When teaching about empathy, author, speaker, and self-help phenom Brene’ Brown tells us that our brains are wired to run from pain - including emotional pain - whether it is ours or someone else’s. One of the opportunities we have in serving others through listening is empathetically sitting with them, allowing grace and space for the person to not be “fixed” but to feel whatever it is they need to feel. In her short video The Power of Empathy, Brown uses a sympathetic goat and an empathetic bear to illustrate how empathy - sitting alongside someone in his or her pain - allows the other person to feel accepted, validated, and cared for while being heard. (Pause, watch the video if you’d like.)

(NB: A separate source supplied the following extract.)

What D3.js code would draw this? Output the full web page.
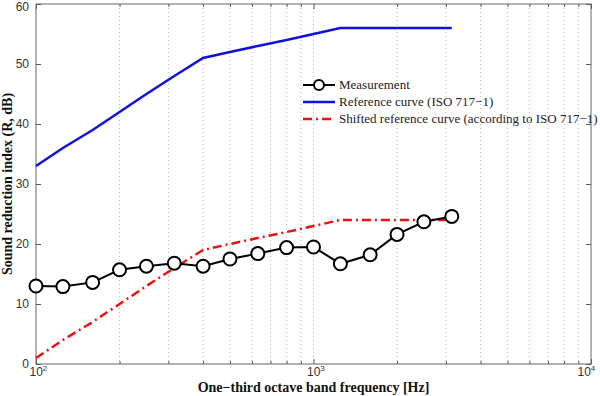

The challenge for me, though, is that sometimes it’s uncomfortable to allow someone I care about to be in pain. As a connector, counselor, mother, daughter, and friend, I know listening is a healing balm that can touch people’s souls… but what if the person in pain doesn’t want me to listen to them? What if they just want to sit in their pain and be quiet, be alone?
This happened the other day within my world. My extrovert ears heard him say, “I’m in pain and I want to be surrounded by people and connection so I don’t feel alone in this.” As an introvert, the message he actually intended to send was, “I’m in pain and I’d really like to be left alone so I can process and ponder this in silence.” Oh my - serious disconnect and communication breakdown. For about 80 seconds my head was spinning, wondering how I could climb into a cave and sit with him in his pain because I was determined that if given the chance to live out Brene Brown’s empathy video, I was going to be the bear. In that moment he must’ve thought, “seriously, Rebecca. Geesh. Just leave me alone.”
You see, the problem was, in this moment of his hurt my first reaction was to look at his pain through my own lens. Heeeellllooo, Rebecca. Look at your business card, Darlin’. This isn’t about you; instead, World Caring is about the other person. You insisting on listening (“Dude, I work for an organization built on listening - you’ve got to let me do this.”) wasn’t in service to him at all but instead an attempt to make yourself feel better about him hurting.
Part of sitting with people in pain must be the willingness to stop, put aside our own ideas, be nonjudgmental, understand the other person’s feelings (yes, Ms. Extrovert, even the need to be alone), and respond empathetically, meeting the other person’s need instead of considering my own. Graciously, Brown teaches that this is a skill that strengthens with practice, which tells me that it is something I can continuously develop so that maybe I can come closer to looking first through the other person’s lens next time I have the opportunity to sit with someone in pain. And yes, sometimes sitting with the person means giving them the needed space to be alone.
This process of listening, of World Caring, of living with empathy, it is a skill like any other that must be honed, developed, and refined. We will mess it up sometimes, but we will keep trying. I’m there with you, reader. I am still day-by-day learning to be the bear.